▶ [Aim]
Restate the data below word for word. Skip any images it contains.

+===+

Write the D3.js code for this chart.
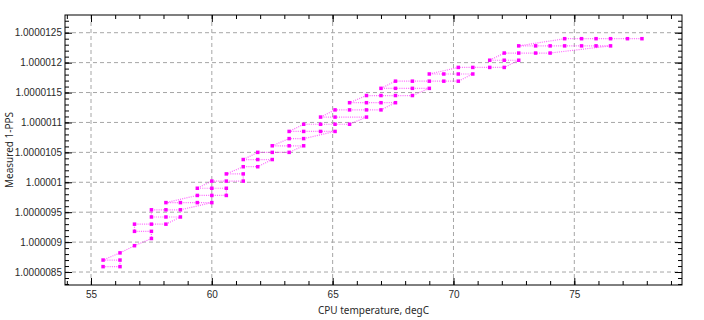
<!DOCTYPE html>
<html>
<head>
<meta charset="utf-8">
<script src="https://cdn.jsdelivr.net/npm/d3@7"></script>
<style>
    body { margin: 0; background: #fff; }
    svg { display: block; font-family: "Noto Sans", "DejaVu Sans", sans-serif; }
    .axis text { font-size: 10px; fill: #2a2a2a; }
    .axis path { display: none; }
    .axis line { stroke: #000; }
    .grid line { stroke: #a6a6a6; stroke-dasharray: 4,3; }
    .series-line { fill: none; stroke: #ff00ff; stroke-width: 1.2; stroke-dasharray: 1,1.2; opacity: 0.6; }
    .series-dot { fill: #ff00ff; }
    .title { font-size: 10px; fill: #2a2a2a; }
</style>
</head>
<body>
<div id="chart"></div>
<script>
// Temperature (degC) of each sample, in time order
const temps = [
    55.5, 56.2, 56.2, 55.5, 56.2, 56.8, 57.5,
    57.5, 56.8, 56.8, 57.5, 58.1,
    58.7, 58.1, 57.5, 57.5, 58.1, 58.7,
    60.0, 59.4, 58.7, 58.1,
    59.4, 60.0, 60.6, 60.6, 60.0, 59.4,
    60.0, 60.6, 61.3, 61.3, 60.6, 61.3, 61.9,
    62.5, 61.9, 61.3, 61.9, 62.5, 63.2,
    63.8, 63.2, 62.5, 63.2, 63.8,
    65.1, 64.5, 63.8, 63.2, 63.8, 64.5, 65.1, 65.7,
    66.4, 65.1, 64.5, 65.1, 65.7, 66.4, 67.0,
    67.6, 67.0, 66.4, 65.7, 66.4, 67.0, 67.6, 68.3,
    69.0, 68.3, 67.6, 67.0, 67.6, 68.3, 69.0, 69.6, 70.2,
    70.8, 70.2, 69.6, 69.0, 70.2, 70.8, 71.5, 72.1,
    72.7, 72.1, 71.5, 72.1, 72.7, 73.4, 74.0,
    76.5, 75.9, 75.3, 74.6, 74.0, 73.4, 72.7,
    74.6, 75.3, 75.9, 76.5, 77.2, 77.8
];

// Measured 1-PPS ratio, as ppm above 1 (1 + v * 1e-6)
const ppsPpm = [
    8.59, 8.59, 8.70, 8.70, 8.82, 8.94, 9.06,
    9.18, 9.18, 9.30, 9.30, 9.30,
    9.42, 9.42, 9.42, 9.54, 9.54, 9.54,
    9.66, 9.66, 9.66, 9.66,
    9.78, 9.78, 9.78, 9.90, 9.90, 9.90,
    10.02, 10.02, 10.02, 10.14, 10.14, 10.26, 10.26,
    10.38, 10.38, 10.38, 10.50, 10.50, 10.50,
    10.61, 10.61, 10.61, 10.73, 10.73,
    10.85, 10.85, 10.85, 10.85, 10.97, 10.97, 10.97, 10.97,
    11.09, 11.09, 11.09, 11.21, 11.21, 11.21, 11.21,
    11.33, 11.33, 11.33, 11.33, 11.45, 11.45, 11.45, 11.45,
    11.57, 11.57, 11.57, 11.57, 11.69, 11.69, 11.69, 11.69, 11.69,
    11.81, 11.81, 11.81, 11.81, 11.92, 11.92, 11.92, 11.92,
    12.04, 12.04, 12.04, 12.16, 12.16, 12.16, 12.16,
    12.28, 12.28, 12.28, 12.28, 12.28, 12.28, 12.28,
    12.40, 12.40, 12.40, 12.40, 12.40, 12.40
];

// Axis ticks
const xTicks = [55, 60, 65, 70, 75];
const xMinorTicks = d3.range(54, 80, 1);
const yTicks = [8.5, 9, 9.5, 10, 10.5, 11, 11.5, 12, 12.5];
const yTickLabels = ["1.0000085", "1.000009", "1.0000095", "1.00001", "1.0000105",
                     "1.000011", "1.0000115", "1.000012", "1.0000125"];
const yMinorTicks = d3.range(83, 128, 1).map(v => v / 10);

const width = 704;
const height = 320;
const margin = { top: 15, right: 22, bottom: 35, left: 65 };
const innerW = width - margin.left - margin.right;
const innerH = height - margin.top - margin.bottom;

const svg = d3.select("#chart").append("svg")
    .attr("width", width)
    .attr("height", height);

const g = svg.append("g")
    .attr("transform", `translate(${margin.left},${margin.top})`);

const x = d3.scaleLinear().domain([53.924, 79.457]).range([0, innerW]);
const y = d3.scaleLinear().domain([8.283, 12.796]).range([innerH, 0]);

// --- Grid (dashed) ---
g.append("g").attr("class", "grid")
    .selectAll("line").data(xTicks).join("line")
    .attr("x1", d => x(d)).attr("x2", d => x(d))
    .attr("y1", 0).attr("y2", innerH);

g.append("g").attr("class", "grid")
    .selectAll("line").data(yTicks).join("line")
    .attr("x1", 0).attr("x2", innerW)
    .attr("y1", d => y(d)).attr("y2", d => y(d));

// --- Axes, ticks pointing inward on all four sides ---
const fmtY = d => yTickLabels[yTicks.indexOf(d)];

g.append("g").attr("class", "axis")
    .attr("transform", `translate(0,${innerH})`)
    .call(d3.axisBottom(x).tickValues(xTicks).tickSize(-7).tickPadding(6).tickFormat(d3.format("d")));
g.append("g").attr("class", "axis")
    .attr("transform", `translate(0,${innerH})`)
    .call(d3.axisBottom(x).tickValues(xMinorTicks).tickSize(-4).tickFormat(""));
g.append("g").attr("class", "axis")
    .call(d3.axisTop(x).tickValues(xTicks).tickSize(-7).tickFormat(""));
g.append("g").attr("class", "axis")
    .call(d3.axisTop(x).tickValues(xMinorTicks).tickSize(-4).tickFormat(""));

g.append("g").attr("class", "axis")
    .call(d3.axisLeft(y).tickValues(yTicks).tickSize(-7).tickPadding(3).tickFormat(fmtY));
g.append("g").attr("class", "axis")
    .call(d3.axisLeft(y).tickValues(yMinorTicks).tickSize(-4).tickFormat(""));
g.append("g").attr("class", "axis")
    .attr("transform", `translate(${innerW},0)`)
    .call(d3.axisRight(y).tickValues(yTicks).tickSize(-7).tickFormat(""));
g.append("g").attr("class", "axis")
    .attr("transform", `translate(${innerW},0)`)
    .call(d3.axisRight(y).tickValues(yMinorTicks).tickSize(-4).tickFormat(""));

// Frame
g.append("rect")
    .attr("width", innerW).attr("height", innerH)
    .attr("fill", "none").attr("stroke", "#000").attr("stroke-width", 1);

// --- Data ---
const points = temps.map((t, i) => ({ t: t, v: ppsPpm[i] }));

g.append("path")
    .datum(points)
    .attr("class", "series-line")
    .attr("d", d3.line().x(d => x(d.t)).y(d => y(d.v)));

g.append("g")
    .selectAll("rect")
    .data(points)
    .join("rect")
    .attr("class", "series-dot")
    .attr("x", d => x(d.t) - 1.75)
    .attr("y", d => y(d.v) - 1.75)
    .attr("width", 3.5)
    .attr("height", 3.5);

// --- Axis titles ---
svg.append("text").attr("class", "title")
    .attr("x", margin.left + innerW / 2)
    .attr("y", 314)
    .attr("text-anchor", "middle")
    .text("CPU temperature, degC");

svg.append("text").attr("class", "title")
    .attr("transform", `translate(13,${margin.top + innerH / 2}) rotate(-90)`)
    .attr("text-anchor", "middle")
    .text("Measured 1-PPS");
</script>
</body>
</html>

+===+

▶ [Task response]
Write the D3.js code for this chart.
<!DOCTYPE html>
<html>
<head>
<meta charset="utf-8">
<script src="https://cdn.jsdelivr.net/npm/d3@7"></script>
<style>
    body { margin: 0; background: #fff; }
    svg { display: block; font-family: "Noto Sans", "DejaVu Sans", sans-serif; }
    .axis text { font-size: 10px; fill: #2a2a2a; }
    .axis path { display: none; }
    .axis line { stroke: #000; }
    .grid line { stroke: #a6a6a6; stroke-dasharray: 4,3; }
    .series-line { fill: none; stroke: #ff00ff; stroke-width: 1.2; stroke-dasharray: 1,1.2; opacity: 0.6; }
    .series-dot { fill: #ff00ff; }
    .title { font-size: 10px; fill: #2a2a2a; }
</style>
</head>
<body>
<div id="chart"></div>
<script>
// Temperature (degC) of each sample, in time order
const temps = [
    55.5, 56.2, 56.2, 55.5, 56.2, 56.8, 57.5,
    57.5, 56.8, 56.8, 57.5, 58.1,
    58.7, 58.1, 57.5, 57.5, 58.1, 58.7,
    60.0, 59.4, 58.7, 58.1,
    59.4, 60.0, 60.6, 60.6, 60.0, 59.4,
    60.0, 60.6, 61.3, 61.3, 60.6, 61.3, 61.9,
    62.5, 61.9, 61.3, 61.9, 62.5, 63.2,
    63.8, 63.2, 62.5, 63.2, 63.8,
    65.1, 64.5, 63.8, 63.2, 63.8, 64.5, 65.1, 65.7,
    66.4, 65.1, 64.5, 65.1, 65.7, 66.4, 67.0,
    67.6, 67.0, 66.4, 65.7, 66.4, 67.0, 67.6, 68.3,
    69.0, 68.3, 67.6, 67.0, 67.6, 68.3, 69.0, 69.6, 70.2,
    70.8, 70.2, 69.6, 69.0, 70.2, 70.8, 71.5, 72.1,
    72.7, 72.1, 71.5, 72.1, 72.7, 73.4, 74.0,
    76.5, 75.9, 75.3, 74.6, 74.0, 73.4, 72.7,
    74.6, 75.3, 75.9, 76.5, 77.2, 77.8
];

// Measured 1-PPS ratio, as ppm above 1 (1 + v * 1e-6)
const ppsPpm = [
    8.59, 8.59, 8.70, 8.70, 8.82, 8.94, 9.06,
    9.18, 9.18, 9.30, 9.30, 9.30,
    9.42, 9.42, 9.42, 9.54, 9.54, 9.54,
    9.66, 9.66, 9.66, 9.66,
    9.78, 9.78, 9.78, 9.90, 9.90, 9.90,
    10.02, 10.02, 10.02, 10.14, 10.14, 10.26, 10.26,
    10.38, 10.38, 10.38, 10.50, 10.50, 10.50,
    10.61, 10.61, 10.61, 10.73, 10.73,
    10.85, 10.85, 10.85, 10.85, 10.97, 10.97, 10.97, 10.97,
    11.09, 11.09, 11.09, 11.21, 11.21, 11.21, 11.21,
    11.33, 11.33, 11.33, 11.33, 11.45, 11.45, 11.45, 11.45,
    11.57, 11.57, 11.57, 11.57, 11.69, 11.69, 11.69, 11.69, 11.69,
    11.81, 11.81, 11.81, 11.81, 11.92, 11.92, 11.92, 11.92,
    12.04, 12.04, 12.04, 12.16, 12.16, 12.16, 12.16,
    12.28, 12.28, 12.28, 12.28, 12.28, 12.28, 12.28,
    12.40, 12.40, 12.40, 12.40, 12.40, 12.40
];

// Axis ticks
const xTicks = [55, 60, 65, 70, 75];
const xMinorTicks = d3.range(54, 80, 1);
const yTicks = [8.5, 9, 9.5, 10, 10.5, 11, 11.5, 12, 12.5];
const yTickLabels = ["1.0000085", "1.000009", "1.0000095", "1.00001", "1.0000105",
                     "1.000011", "1.0000115", "1.000012", "1.0000125"];
const yMinorTicks = d3.range(83, 128, 1).map(v => v / 10);

const width = 704;
const height = 320;
const margin = { top: 15, right: 22, bottom: 35, left: 65 };
const innerW = width - margin.left - margin.right;
const innerH = height - margin.top - margin.bottom;

const svg = d3.select("#chart").append("svg")
    .attr("width", width)
    .attr("height", height);

const g = svg.append("g")
    .attr("transform", `translate(${margin.left},${margin.top})`);

const x = d3.scaleLinear().domain([53.924, 79.457]).range([0, innerW]);
const y = d3.scaleLinear().domain([8.283, 12.796]).range([innerH, 0]);

// --- Grid (dashed) ---
g.append("g").attr("class", "grid")
    .selectAll("line").data(xTicks).join("line")
    .attr("x1", d => x(d)).attr("x2", d => x(d))
    .attr("y1", 0).attr("y2", innerH);

g.append("g").attr("class", "grid")
    .selectAll("line").data(yTicks).join("line")
    .attr("x1", 0).attr("x2", innerW)
    .attr("y1", d => y(d)).attr("y2", d => y(d));

// --- Axes, ticks pointing inward on all four sides ---
const fmtY = d => yTickLabels[yTicks.indexOf(d)];

g.append("g").attr("class", "axis")
    .attr("transform", `translate(0,${innerH})`)
    .call(d3.axisBottom(x).tickValues(xTicks).tickSize(-7).tickPadding(6).tickFormat(d3.format("d")));
g.append("g").attr("class", "axis")
    .attr("transform", `translate(0,${innerH})`)
    .call(d3.axisBottom(x).tickValues(xMinorTicks).tickSize(-4).tickFormat(""));
g.append("g").attr("class", "axis")
    .call(d3.axisTop(x).tickValues(xTicks).tickSize(-7).tickFormat(""));
g.append("g").attr("class", "axis")
    .call(d3.axisTop(x).tickValues(xMinorTicks).tickSize(-4).tickFormat(""));

g.append("g").attr("class", "axis")
    .call(d3.axisLeft(y).tickValues(yTicks).tickSize(-7).tickPadding(3).tickFormat(fmtY));
g.append("g").attr("class", "axis")
    .call(d3.axisLeft(y).tickValues(yMinorTicks).tickSize(-4).tickFormat(""));
g.append("g").attr("class", "axis")
    .attr("transform", `translate(${innerW},0)`)
    .call(d3.axisRight(y).tickValues(yTicks).tickSize(-7).tickFormat(""));
g.append("g").attr("class", "axis")
    .attr("transform", `translate(${innerW},0)`)
    .call(d3.axisRight(y).tickValues(yMinorTicks).tickSize(-4).tickFormat(""));

// Frame
g.append("rect")
    .attr("width", innerW).attr("height", innerH)
    .attr("fill", "none").attr("stroke", "#000").attr("stroke-width", 1);

// --- Data ---
const points = temps.map((t, i) => ({ t: t, v: ppsPpm[i] }));

g.append("path")
    .datum(points)
    .attr("class", "series-line")
    .attr("d", d3.line().x(d => x(d.t)).y(d => y(d.v)));

g.append("g")
    .selectAll("rect")
    .data(points)
    .join("rect")
    .attr("class", "series-dot")
    .attr("x", d => x(d.t) - 1.75)
    .attr("y", d => y(d.v) - 1.75)
    .attr("width", 3.5)
    .attr("height", 3.5);

// --- Axis titles ---
svg.append("text").attr("class", "title")
    .attr("x", margin.left + innerW / 2)
    .attr("y", 314)
    .attr("text-anchor", "middle")
    .text("CPU temperature, degC");

svg.append("text").attr("class", "title")
    .attr("transform", `translate(13,${margin.top + innerH / 2}) rotate(-90)`)
    .attr("text-anchor", "middle")
    .text("Measured 1-PPS");
</script>
</body>
</html>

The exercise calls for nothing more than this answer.